A former fiery revolutionary, now a sadistic tax collector friend, phoned one night, also indignant, saying “we need to do something”. He decried the barbarism of the Alexander attackers. The next days, an sms announced the clarion call; “fight xenophobia! Donate food, clothes and money if possible”. I thought about a nice warm latte as an incentive for risking ones life and limb in the fight against Xenophobia via ones cheque book. Donating your last summer wardrobe is a great revolutionary act, these days. The limited imagination of my fellow cappuccino sipping buddies defies logic. But it’s the hypocrisy I find even more interesting. We are not like them!

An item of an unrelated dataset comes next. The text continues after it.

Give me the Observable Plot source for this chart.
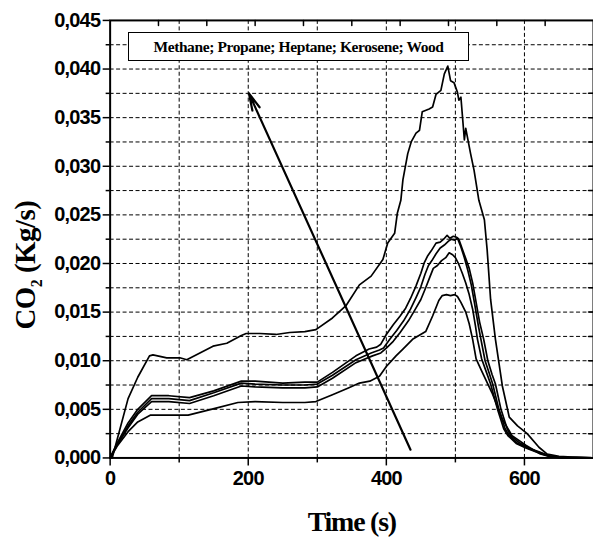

I must state that one of my friends has been working non stop even on weekends to try do something to ease the hardships of the refugees now cramped in police stations and other camps. Yes, everyone who has been displaced by the violence is now a refugee according to our media. If you ask any black African who has been trying to get refugee status in South Africa you will soon realise that you have a better chance of success at being a midwife to a lioness than being declared a refugee in this land of Mandela. I ask my exhausted friend, but why don’t you cook a big meal once in a while and send it down to our permanent refugee camps? She burst out laughing. Truth is the many squatter camps which host millions of South Africans are nothing but permanent refugee camps. The multitudes that are trapped in these squatter camps are the excluded of our democracy. Their lives are punctuated by violence 24/7. The multiple violence of hunger, denigration, hopelessness and perpetual terror of what the state is going to do next, what dust bowl would follow are everyday accompaniments. The poetry of the Abahlali baseMjondolo tells the story of legalised state sponsored violence against the squatters better. Their story is indeed the story of the millions of other squatters.